Eloy Terena defendeu a tese O Campo Social do Direito e a Teoria do Direito Indigenista, nesta quarta-feira, 27. Este é o segundo doutoramento do representante jurídico da Articulação dos Povos Indígenas do Brasil (Apib). A análise faz um panorama do período pós constituinte e a erosão dos direitos indígenas, articulando o direito indigenista e os princípios doutrinadores da categoria Direito Indígena Originário.
No texto ele faz a defesa de um campo do direito público voltado para os indígenas, passando pela constitucionalização do direito indígena para além do indigenismo, a adoção da hermenêutica indígena na jurisdição constitucional e destaca a importância do processo de reconhecimento de um estado pluriétnico, em que os povos tenham a garantia da representação própria diante das instituições.
Isto porque há um processo de tutelamento do Estado, no qual durante quase um século os povos originários do Brasil foram alijados da representação autônoma diante da justiça, enquanto a Fundação Nacional do Índio (Funai) assumia a intermediação dos conflitos territoriais.
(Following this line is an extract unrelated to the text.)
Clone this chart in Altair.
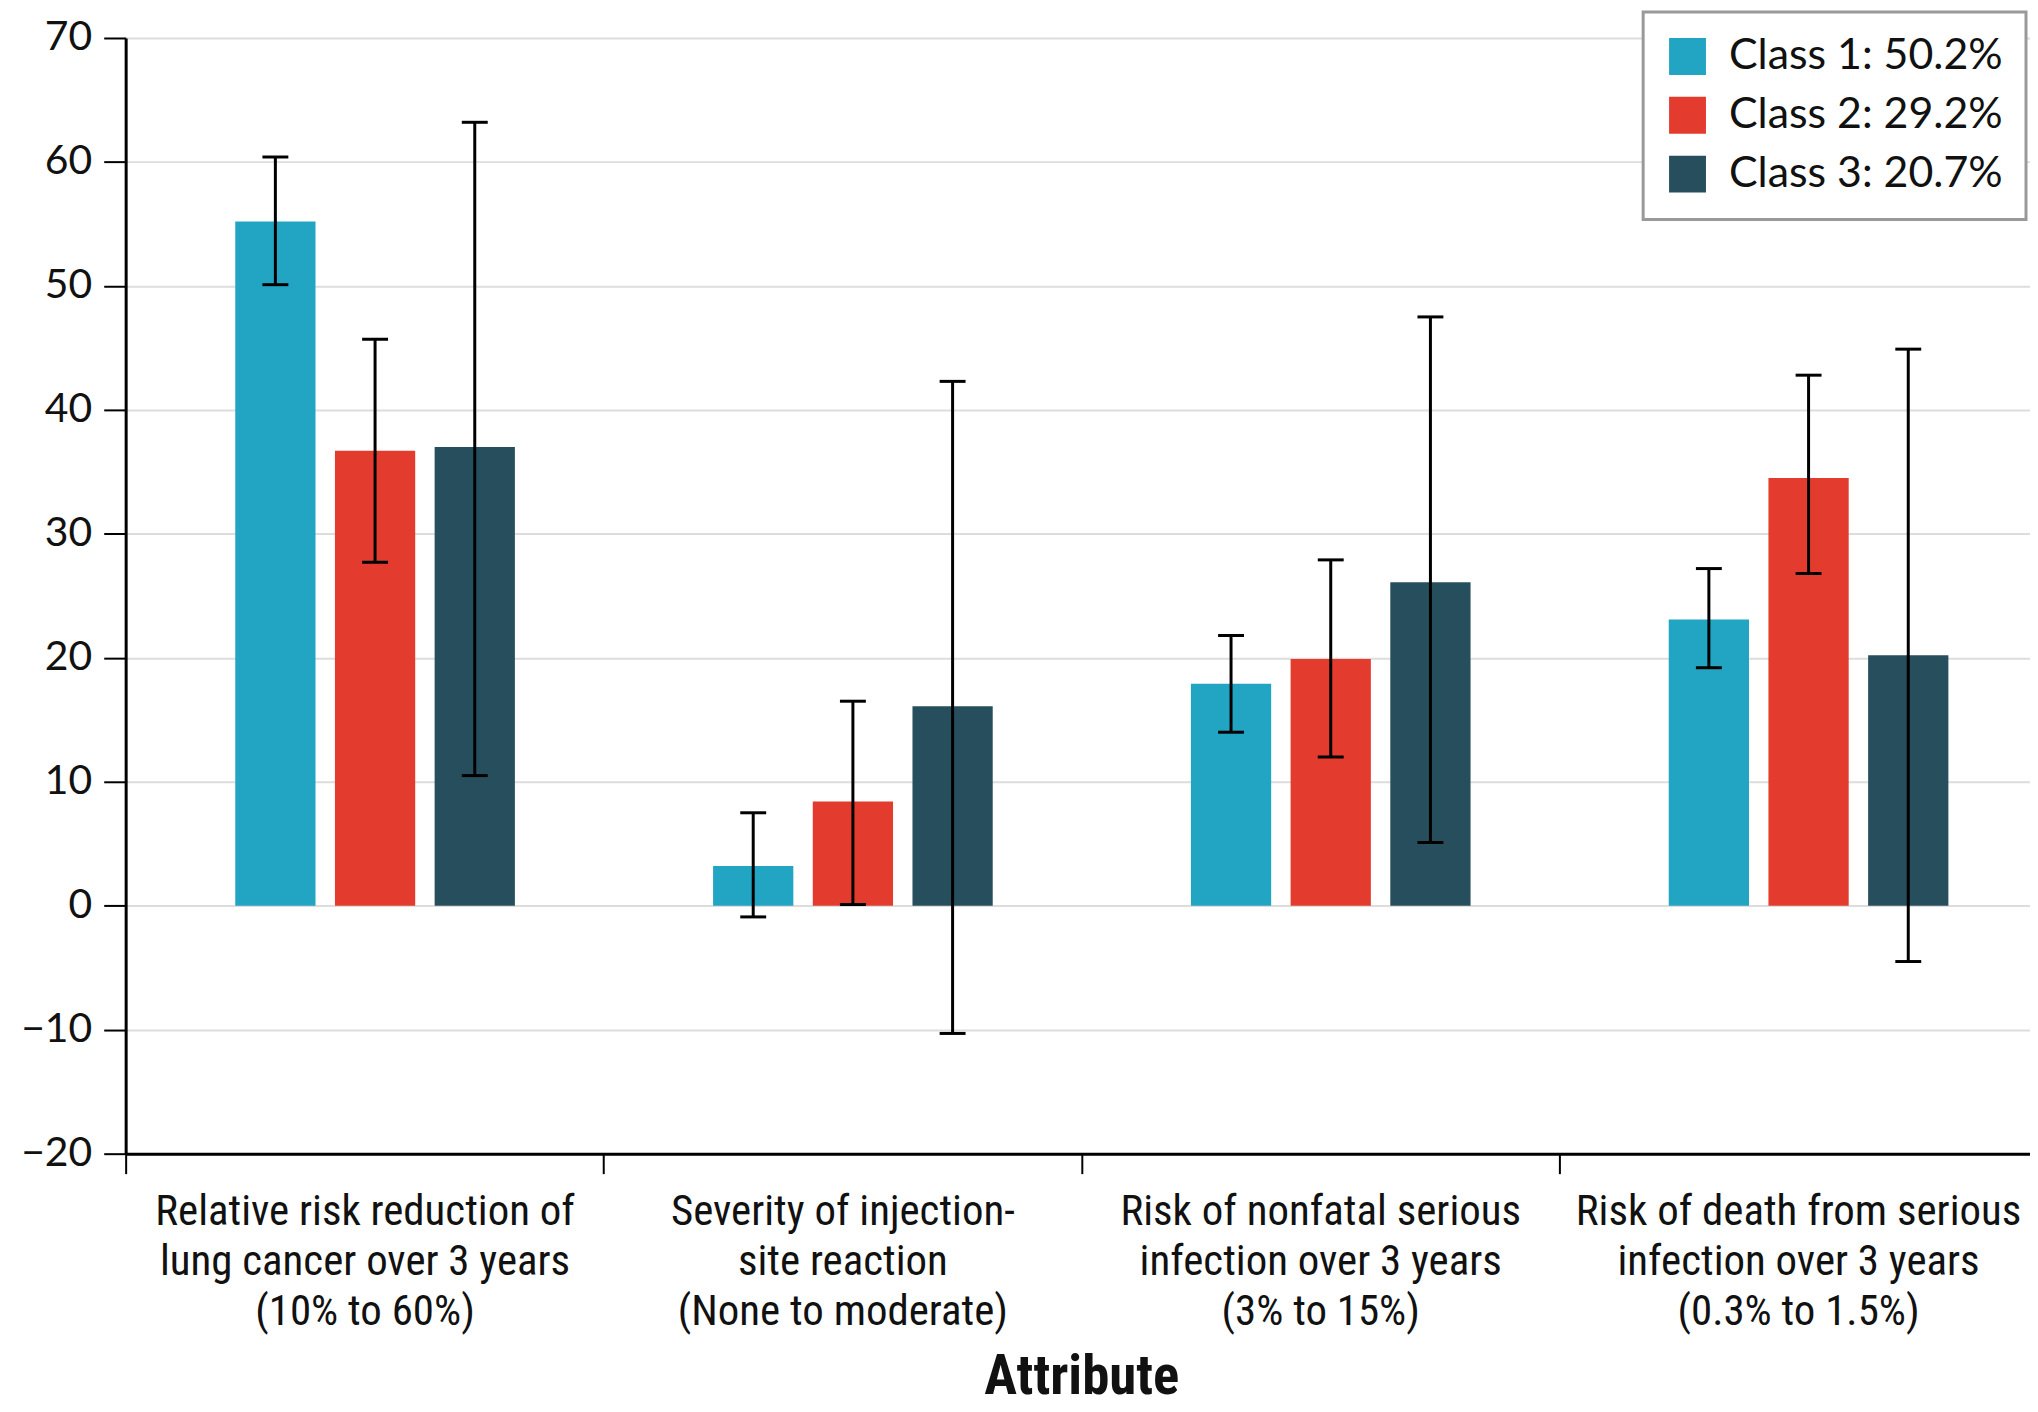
import altair as alt
import pandas as pd

attributes = [
    "Relative risk reduction of|lung cancer over 3 years|(10% to 60%)",
    "Severity of injection-|site reaction|(None to moderate)",
    "Risk of nonfatal serious|infection over 3 years|(3% to 15%)",
    "Risk of death from serious|infection over 3 years|(0.3% to 1.5%)",
]
classes = ["Class 1: 50.2%", "Class 2: 29.2%", "Class 3: 20.7%"]
colors = ["#22A5C3", "#E33C2F", "#274E5D"]

# values[class][attribute]
values = [
    [55.2, 3.2, 17.9, 23.1],
    [36.7, 8.4, 19.9, 34.5],
    [37.0, 16.1, 26.1, 20.2],
]
lower = [
    [50.1, -0.9, 14.0, 19.2],
    [27.7, 0.1, 12.0, 26.8],
    [10.5, -10.3, 5.1, -4.5],
]
upper = [
    [60.4, 7.5, 21.8, 27.2],
    [45.7, 16.5, 27.9, 42.8],
    [63.2, 42.3, 47.5, 44.9],
]

rows = []
for ci, c in enumerate(classes):
    for ai, a in enumerate(attributes):
        rows.append({"attribute": a, "cls": c, "value": values[ci][ai],
                     "lo": lower[ci][ai], "hi": upper[ci][ai]})
df = pd.DataFrame(rows)

LABEL_FONT = "Roboto Condensed, Liberation Sans Narrow, Lato, sans-serif"
MAIN_FONT = "Lato"

x_scale = alt.Scale(paddingInner=0, paddingOuter=0, range=[0, 1917])
x_enc = alt.X("attribute:N", sort=attributes, scale=x_scale,
              axis=alt.Axis(title="Attribute", labelAngle=0,
                            labelExpr="split(datum.label, '|')",
                            labelFont=LABEL_FONT, labelFontSize=43,
                            labelLineHeight=50, labelColor="#111",
                            labelPadding=17, labelBaseline="top",
                            labelLimit=0,
                            tickBand="extent", tickSize=20, tickWidth=2,
                            tickColor="#000", domainColor="#000", domainWidth=3,
                            titleFont=LABEL_FONT, titleFontSize=55,
                            titleFontWeight="bold", titleColor="#111",
                            titleY=224, titleBaseline="middle",
                            grid=False))
xo_enc = alt.XOffset("cls:N", sort=classes,
                     scale=alt.Scale(paddingInner=0.195, paddingOuter=0.994,
                                     align=0.553))

y_scale = alt.Scale(domain=[-20, 70], nice=False, zero=False)
y_axis = alt.Axis(title=None, values=list(range(-20, 71, 10)),
                  labelFont=MAIN_FONT, labelFontSize=41, labelColor="#111",
                  labelPadding=12, tickSize=22, tickWidth=2, tickColor="#000",
                  domainColor="#000", domainWidth=3,
                  grid=True, gridColor="#dddddd", gridWidth=2)

color_enc = alt.Color("cls:N", sort=classes,
                      scale=alt.Scale(domain=classes, range=colors),
                      legend=alt.Legend(title=None, orient="none",
                                        legendX=1522, legendY=-26,
                                        symbolType="square", symbolSize=1369,
                                        symbolStrokeWidth=0, symbolOpacity=1,
                                        labelFont=MAIN_FONT, labelFontSize=43,
                                        labelColor="#111", labelOffset=20,
                                        labelLimit=0,
                                        rowPadding=15, padding=23,
                                        strokeColor="#999999",
                                        fillColor="white"))

bars = alt.Chart(df).mark_bar(opacity=1).encode(
    x=x_enc, xOffset=xo_enc,
    y=alt.Y("value:Q", scale=y_scale, axis=y_axis),
    color=color_enc,
)

x_plain = alt.X("attribute:N", sort=attributes, scale=x_scale)

rules = alt.Chart(df).mark_rule(color="#000", strokeWidth=3).encode(
    x=x_plain, xOffset=xo_enc,
    y=alt.Y("lo:Q", scale=y_scale), y2="hi:Q",
)
caps_hi = alt.Chart(df).mark_tick(color="#000", size=26, thickness=3,
                                  orient="horizontal", opacity=1).encode(
    x=x_plain, xOffset=xo_enc,
    y=alt.Y("hi:Q", scale=y_scale),
)
caps_lo = alt.Chart(df).mark_tick(color="#000", size=26, thickness=3,
                                  orient="horizontal", opacity=1).encode(
    x=x_plain, xOffset=xo_enc,
    y=alt.Y("lo:Q", scale=y_scale),
)

chart = alt.layer(bars, rules, caps_hi, caps_lo).properties(
    width=1910, height=1119,
    autosize=alt.AutoSizeParams(type="none"),
    padding={"left": 118, "top": 28, "right": 0, "bottom": 256},
).configure_view(stroke=None).configure_legend(
    strokeWidth=3
)

chart.save("out.html", embed_options={"renderer": "svg", "actions": False})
A Funai e a Advocacia-Geral da União (AGU), que são órgãos projetados para fazer a defesa dos povos, não poderiam atuar contrariamente aos seus direitos, no entanto esta representação não está isenta das contradições políticas presentes no governo.
Por isso, a eficiência desta representatividade fica à mercê do campo político que é eleito para a gestão do estado brasileiro. O exemplo mais atual é a atuação anti-indígena da Funai sob o governo Bolsonaro, uma prática deliberadamente a favor do agrobanditismo, militarista, que persegue quem defende os direitos indígenas e é conivente com o extermínio dos povos.
Eloy cita ao menos 14 princípios constitutivos do direito indígena originário, entre eles, a autodeterminação dos povos, a diversidade cultural, o sentimento de pertença, a vinculação territorial, a cidadania cultural, o diálogo intercultural, entre outros. O marco jurídico da elaboração está no caso vyraroká, dos Guarani e Kaiowá. A presença da comunidade indigena no julgamento foi negada, levando à perda da causa. Posteriormente, o Supremo Tribunal Federal reabriu o caso e os indígenas conseguiram reverter a perda.
Estiveram presentes na banca a orientadora Profa. Dra. Ana Maria Motta Ribeiro, da Universidade Federal Fluminense, a Profa. Dra. Gizlene Neder (UFF), como examinadora Interna e os convidados Prof. Dr. José Geraldo de Sousa Júnior (UnB), Prof. Dr. Carlos Frederico de Souza Filho (Puc-PR), Profa. Dra. Eloísa Machado de Almeida (FGV-SP), Prof. Dr. Antonio Carlos de Souza Lima (UFRJ). Para o Dr. José Geraldo, a nova categoria jurídica “representa uma ação concreta de descolonização”.
Outro convidado, o jurista Carlos Marés, do Instituto Socioambiental, ressaltou que só tem sentido pensar o direito originário e a posse indígena se for coletiva, uma contraposição basilar às teses civilistas colonizadoras fundamentadas no direito individual e na propriedade privada. “Existe um novo sujeito na praça, que é o sujeito coletivo, não só indígena, mas de vários coletivos que se organizaram não só pela soma de individualidades, mas pela sua auto-organização e identidade. Claro que os indígenas fomentaram com mais força esse reconhecimento. Isso rompe com a tradição civilista e, portanto, rompe com a constituição do direito moderno que é individualista. Isto está se discutindo na américa latina inteira desde os anos 40. As coisas são muito mais dialéticas do que pensa a vã filosofia europeia”, afirmou.
A tese foi amplamente aplaudida pela banca. A categoria do Direito Indígena Originário representa mais uma vitória da luta dos povos no Brasil e na América Latina, um passo para o reconhecimento da plurietnia territorial, a existência dos povos pré-colonização e a constituição do estado brasileiro.